In the heart of the Balearic Islands lies a piece of land that is not only famous for the sea but also a refuge and wellspring of inspiration for three giants of European culture.
In fact, beyond its turquoise waters, Mallorca has been home, haven, and spark of inspiration. Today we take you inside the rooms where George Sand once wrote, into the echoes of Chopin’s music that still linger in the air of Valldemossa, and through Joan Miró’s studio—frozen in time, as if his brush had just touched the canvas.
1️⃣ “The Mediterranean is the colour of my soul”
In 1956, at the age of 63, Miró left Paris and Barcelona to settle in the Palma of his ancestors. He was seeking “light, space, silence”—and found them on the hillside of Cala Major, where he built the Taller Sert in collaboration with architect Josep Lluís Sert.
He arrived on the island with his lifelong partner, Pilar, and lived in Palma until nearly 100 years old, turning the place into his dream workshop.
The foundation not only hosts his paintings and sculptures, but also includes a beautiful garden overlooking the city, dotted with his outdoor works. The true gem is his studio (shown in the cover photo), preserved exactly as he left it. Walking around you can seed stacked canvases, his chair, table, paints, and the famous colorful doors that have become a tourist icon of Mallorca. A little higher up, near the lookout, visitors can find a second studio built later for sculpture, on an estate Miró purchased later in life.
What to See Today
- Fundació Miró Mallorca
- The studio frozen in time: Canvases leaning on walls, jars of pigment left open, notes scribbled on stone walls—as if Miró might walk back in at any moment.
- Street Miró: Mosaics and the large mural facing the La Seu Cathedral.
“In Mallorca, I found my universe.” – Joan Miró
2️⃣ Chopin: A Pleyel beneath the winter sky
Chopin arrived in Palma on November 8 with a rented Pleyel piano from Paris, seeking a milder climate to ease his tuberculosis. Accompanying him were the writer George Sand and her two children.
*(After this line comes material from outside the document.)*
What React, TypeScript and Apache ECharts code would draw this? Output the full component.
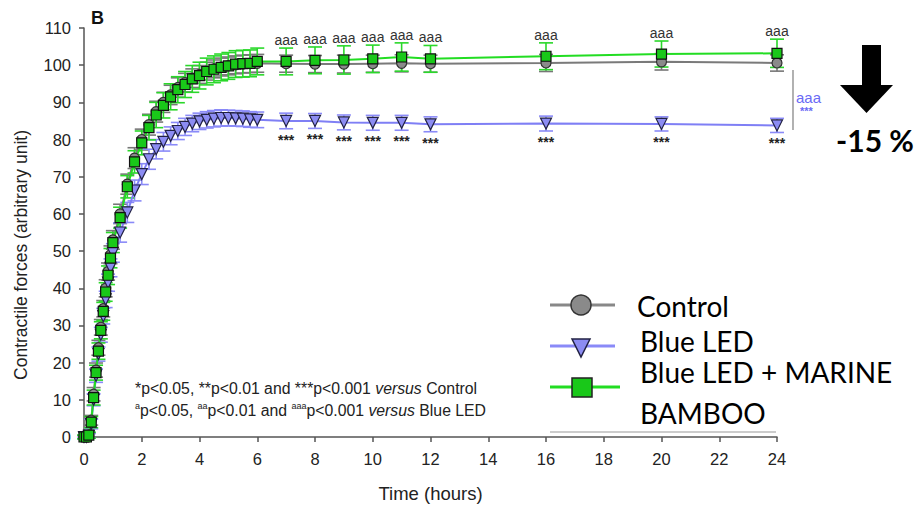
import React, { useEffect, useRef } from "react";
import * as echarts from "echarts";

// Time points (hours)
const TIMES = [0, 0.083, 0.167, 0.25, 0.333, 0.417, 0.5, 0.583, 0.667, 0.75, 0.833, 0.917, 1,
  1.25, 1.5, 1.75, 2, 2.25, 2.5, 2.75, 3, 3.25, 3.5, 3.75, 4, 4.25, 4.5, 4.75, 5, 5.25, 5.5, 5.75, 6,
  7, 8, 9, 10, 11, 12, 16, 20, 24];

const CONTROL = [0, 0, 0.5, 4.5, 11.5, 18, 24, 29.5, 34.5, 40, 44.5, 49, 53,
  60, 68, 75, 80, 84, 87.5, 90, 92, 94, 95.3, 96.5, 97.5, 98.4, 99, 99.5, 99.8, 100.1, 100.3, 100.4, 100.5,
  100.4, 100.3, 100.3, 100.4, 100.5, 100.4, 100.6, 100.9, 100.6];
const CONTROL_SD = [0.4, 0.4, 0.6, 1.3, 1.8, 1.9, 2, 2.1, 2.2, 2.3, 2.3, 2.4, 2.5,
  2.6, 2.7, 2.8, 2.8, 2.8, 2.8, 2.7, 2.6, 2.6, 2.5, 2.5, 2.4, 2.4, 2.4, 2.4, 2.4, 2.4, 2.4, 2.4, 2.4,
  2.3, 2.3, 2.4, 2.3, 2.3, 2.3, 2.3, 2.2, 2.2];

const BLUE = [0, 0, 0.3, 3.5, 10, 16.5, 22.3, 27.5, 32.5, 37, 41.5, 45.5, 49.5,
  55, 60.4, 66.3, 70.7, 74.7, 77.4, 79.4, 81, 82.3, 83.4, 84.3, 84.9, 85.3, 85.6, 85.8, 85.8, 85.7, 85.6, 85.4, 85.3,
  85, 85, 84.6, 84.5, 84.5, 84.1, 84.3, 84.2, 83.8];
const BLUE_SD = [0.4, 0.4, 0.6, 1.3, 1.6, 1.8, 1.9, 2, 2.1, 2.2, 2.3, 2.4, 2.5,
  2.6, 2.7, 2.8, 2.8, 2.7, 2.6, 2.5, 2.4, 2.3, 2.3, 2.2, 2.2, 2.2, 2.2, 2.2, 2.1, 2.1, 2.1, 2.1, 2.1,
  2.1, 2, 2, 2, 2, 2, 2, 1.9, 1.9];

const GREEN = [0, 0, 0.5, 4, 10.6, 17.3, 23.1, 28.7, 33.8, 39, 43.5, 48.1, 52.3,
  59, 67.3, 74, 79.1, 83.2, 86.6, 89.2, 91.5, 93.4, 94.8, 96.3, 97.2, 98.3, 98.9, 99.4, 99.8, 100.3, 100.4, 100.5, 101,
  101, 101.3, 101.4, 101.7, 102.2, 101.7, 102.4, 103, 103.2];
const GREEN_SD = [0.5, 0.5, 0.8, 1.5, 2, 2, 2.2, 2.3, 2.4, 2.5, 2.5, 2.6, 2.7,
  2.8, 3, 3, 3.2, 3.3, 3.4, 3.4, 3.5, 3.5, 3.5, 3.6, 3.6, 3.6, 3.6, 3.6, 3.6, 3.6, 3.6, 3.6, 3.6,
  3.6, 3.6, 3.8, 3.7, 3.8, 3.6, 3.6, 3.5, 3.8];

// Time points with significance marks
const SIG_TIMES = [7, 8, 9, 10, 11, 12, 16, 20, 24];

const SERIES_NAMES = ["Control", "Blue LED", "Blue LED + MARINE", "BAMBOO"];

const FONT = '"Liberation Sans", Arial, sans-serif';
const LFONT = 'Lato, "Open Sans", sans-serif';

function errData(vals: number[], sd: number[]) {
  return TIMES.map((t, i) => [t, vals[i] - sd[i], vals[i] + sd[i]]);
}

function makeErr(color: string, capHalf: number) {
  return (params: any, api: any) => {
    const x = api.value(0);
    const lo = api.value(1);
    const hi = api.value(2);
    const top = api.coord([x, hi]);
    const bot = api.coord([x, lo]);
    const style = { stroke: color, lineWidth: 1.6, fill: "none" };
    return {
      type: "group",
      children: [
        { type: "line", shape: { x1: top[0], y1: top[1], x2: bot[0], y2: bot[1] }, style },
        { type: "line", shape: { x1: top[0] - capHalf, y1: top[1], x2: top[0] + capHalf, y2: top[1] }, style },
        { type: "line", shape: { x1: bot[0] - capHalf, y1: bot[1], x2: bot[0] + capHalf, y2: bot[1] }, style },
      ],
    };
  };
}

export default function App() {
  const ref = useRef<HTMLDivElement>(null);
  useEffect(() => {
    document.body.style.margin = "0";
    if (!ref.current) return;
    const chart = echarts.init(ref.current, null, { renderer: "svg" });

    const sigIdx = SIG_TIMES.map((t) => TIMES.indexOf(t));
    const aaaData = sigIdx.map((i) => [TIMES[i], GREEN[i] + GREEN_SD[i]]);
    const starData = sigIdx.map((i) => [TIMES[i], BLUE[i] - BLUE_SD[i]]);

    const option: any = {
      animation: false,
      backgroundColor: "#ffffff",
      grid: { left: 84, right: 143, top: 28, bottom: 69 },
      xAxis: {
        type: "value",
        min: 0,
        max: 24,
        interval: 2,
        name: "Time (hours)",
        nameLocation: "middle",
        nameGap: 47,
        nameTextStyle: { fontFamily: FONT, fontSize: 18.5, color: "#222" },
        axisLine: { lineStyle: { color: "#555", width: 1.5 } },
        axisTick: { show: true, length: 5, lineStyle: { color: "#555", width: 1.5 } },
        axisLabel: { fontFamily: FONT, fontSize: 16.5, color: "#222", margin: 13 },
        splitLine: { show: false },
      },
      yAxis: {
        type: "value",
        min: 0,
        max: 110,
        interval: 10,
        axisLine: { show: true, lineStyle: { color: "#555", width: 1.5 } },
        axisTick: { show: true, length: 5, lineStyle: { color: "#555", width: 1.5 } },
        axisLabel: { fontFamily: FONT, fontSize: 16.5, color: "#222", margin: 13 },
        splitLine: { show: false },
      },
      series: [
        {
          type: "custom",
          name: "Control SD",
          renderItem: makeErr("#777777", 7),
          encode: { x: 0, y: [1, 2] },
          data: errData(CONTROL, CONTROL_SD),
          silent: true,
        },
        {
          type: "line",
          name: SERIES_NAMES[0],
          data: TIMES.map((t, i) => [t, CONTROL[i]]),
          symbol: "circle",
          symbolSize: 10,
          itemStyle: { color: "#8a8a8a", borderColor: "#333", borderWidth: 1.2 },
          lineStyle: { color: "#7a7a7a", width: 2 },
        },
        {
          type: "custom",
          name: "Blue SD",
          renderItem: makeErr("#8a8af8", 7),
          encode: { x: 0, y: [1, 2] },
          data: errData(BLUE, BLUE_SD),
          silent: true,
        },
        {
          type: "line",
          name: SERIES_NAMES[1],
          data: TIMES.map((t, i) => [t, BLUE[i]]),
          symbol: "triangle",
          symbolRotate: 180,
          symbolSize: 11,
          itemStyle: { color: "#8c8cf2", borderColor: "#222244", borderWidth: 1.2 },
          lineStyle: { color: "#7f7ff5", width: 2 },
        },
        {
          type: "custom",
          name: "Green SD",
          renderItem: makeErr("#2ad82a", 7),
          encode: { x: 0, y: [1, 2] },
          data: errData(GREEN, GREEN_SD),
          silent: true,
        },
        {
          type: "line",
          name: SERIES_NAMES[2],
          data: TIMES.map((t, i) => [t, GREEN[i]]),
          symbol: "rect",
          symbolSize: 10,
          itemStyle: { color: "#19c819", borderColor: "#111", borderWidth: 1.2 },
          lineStyle: { color: "#22dd22", width: 2 },
        },
        {
          type: "custom",
          name: "aaa marks",
          encode: { x: 0, y: 1 },
          data: aaaData,
          silent: true,
          renderItem: (params: any, api: any) => {
            const p = api.coord([api.value(0), api.value(1)]);
            return {
              type: "text",
              x: p[0],
              y: p[1] - 8,
              style: { text: "aaa", fill: "#333", font: `14px ${FONT}`, align: "center", verticalAlign: "middle" },
            };
          },
        },
        {
          type: "custom",
          name: "*** marks",
          encode: { x: 0, y: 1 },
          data: starData,
          silent: true,
          renderItem: (params: any, api: any) => {
            const p = api.coord([api.value(0), api.value(1)]);
            return {
              type: "text",
              x: p[0],
              y: p[1] + 11,
              style: { text: "***", fill: "#222", font: `bold 14px ${FONT}`, align: "center", verticalAlign: "middle" },
            };
          },
        },
      ],
      graphic: [
        { type: "text", x: 91, y: 18, style: { text: "B", font: `bold 18px ${FONT}`, fill: "#111", verticalAlign: "middle" } },
        {
          type: "text",
          x: 21,
          y: 255,
          rotation: Math.PI / 2,
          style: { text: "Contractile forces (arbitrary unit)", font: `17.5px ${FONT}`, fill: "#222", align: "center", verticalAlign: "middle" },
        },
        {
          type: "text",
          x: 135,
          y: 388,
          style: {
            text: "*p<0.05, **p<0.01 and ***p<0.001 {i|versus} Control",
            font: `15.8px ${FONT}`,
            fill: "#222",
            verticalAlign: "middle",
            rich: { i: { fontStyle: "italic", fontFamily: FONT, fontSize: 15.8, fill: "#222" } },
          },
        },
        {
          type: "text",
          x: 135,
          y: 410,
          style: {
            text: "{s|a}p<0.05, {s|aa}p<0.01 and {s|aaa}p<0.001 {i|versus} Blue LED",
            font: `15.8px ${FONT}`,
            fill: "#222",
            verticalAlign: "middle",
            rich: {
              s: { fontSize: 9, fontFamily: FONT, verticalAlign: "top", fill: "#222", lineHeight: 18 },
              i: { fontStyle: "italic", fontFamily: FONT, fontSize: 15.8, fill: "#222", lineHeight: 18 },
            },
          },
        },
        // right bracket with significance
        { type: "line", shape: { x1: 793, y1: 70, x2: 793, y2: 130 }, style: { stroke: "#888", lineWidth: 1.3 } },
        { type: "text", x: 796, y: 97, style: { text: "aaa", font: `15px ${FONT}`, fill: "#6a6af5", verticalAlign: "middle" } },
        { type: "text", x: 800, y: 111, style: { text: "***", font: `bold 11px ${FONT}`, fill: "#6a6af5", verticalAlign: "middle" } },
        // down arrow
        { type: "rect", shape: { x: 862, y: 45, width: 19, height: 41 }, style: { fill: "#000" } },
        { type: "polygon", shape: { points: [[840, 85], [893, 85], [866.5, 113]] }, style: { fill: "#000" } },
        { type: "text", x: 875, y: 140, style: { text: "-15 %", font: `bold 30px ${LFONT}`, fill: "#000", align: "center", verticalAlign: "middle" } },
        // legend
        { type: "line", shape: { x1: 550, y1: 305, x2: 615, y2: 305 }, style: { stroke: "#888", lineWidth: 3 } },
        { type: "circle", shape: { cx: 581, cy: 305, r: 10 }, style: { fill: "#8a8a8a", stroke: "#333", lineWidth: 1.5 } },
        { type: "text", x: 637, y: 306, style: { text: SERIES_NAMES[0], font: `28px ${LFONT}`, fill: "#000", verticalAlign: "middle" } },
        { type: "line", shape: { x1: 550, y1: 346, x2: 615, y2: 346 }, style: { stroke: "#8a8af8", lineWidth: 3 } },
        { type: "polygon", shape: { points: [[572, 339], [590, 339], [581, 357]] }, style: { fill: "#8c8cf2", stroke: "#222244", lineWidth: 1.5 } },
        { type: "text", x: 640, y: 341, style: { text: SERIES_NAMES[1], font: `28px ${LFONT}`, fill: "#000", verticalAlign: "middle" } },
        { type: "line", shape: { x1: 550, y1: 387, x2: 620, y2: 387 }, style: { stroke: "#22dd22", lineWidth: 3 } },
        { type: "rect", shape: { x: 572, y: 378, width: 20, height: 19 }, style: { fill: "#19c819", stroke: "#222", lineWidth: 1.5 } },
        { type: "text", x: 640, y: 372, style: { text: SERIES_NAMES[2], font: `28px ${LFONT}`, fill: "#000", verticalAlign: "middle" } },
        { type: "text", x: 640, y: 413, style: { text: SERIES_NAMES[3], font: `28px ${LFONT}`, fill: "#000", verticalAlign: "middle" } },
        { type: "line", shape: { x1: 550, y1: 432, x2: 776, y2: 432 }, style: { stroke: "#999", lineWidth: 1 } },
      ],
    };
    chart.setOption(option);
    return () => chart.dispose();
  }, []);
  return <div ref={ref} style={{ width: 920, height: 508 }} />;
}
Inside the Cartoixa, cell no. 4, Chopin composed his Preludes op. 28, Polonaise op. 40 no. 2, and Waltz op. 64 no. 2. It turned out to be a wet and cold winter—the opposite of what he had hoped—but the Serra de Tramuntana mountains gave him unforgettable sonic landscapes.
What Remains Today in Valldemossa.
- Original Pleyel piano
- Chopin Museum
- Chopin Festival in Valldemossa (July–August)
3️⃣ A rebel with a pen and a man’s overcoat
A Woman Ahead of Her Time
Amantine Aurore Dupin, known by her pen name George Sand, traveled to Mallorca with Chopin’s to seek a place, far from the social circles of Paris.
In 1842, she published “A Winter in Mallorca“: a vivid diary filled with landscapes, orange markets, and sudden siroccos.
“The mountains look like seashells that came from the ocean to listen to the wind.” – George Sand
- Cartoixa Library: A first edition of her book, with handwritten notes.
- Literary Walk: The Sand–Chopin trail winds through olive groves, featuring diary excerpts carved into stone.
For Miró, Mallorca’s light was “chromatic oxygen”; for Chopin, its rural silence turned a winter of illness into eternal music; for Sand, its limestone cliffs became pages to write on. Three reasons to visit this magic island.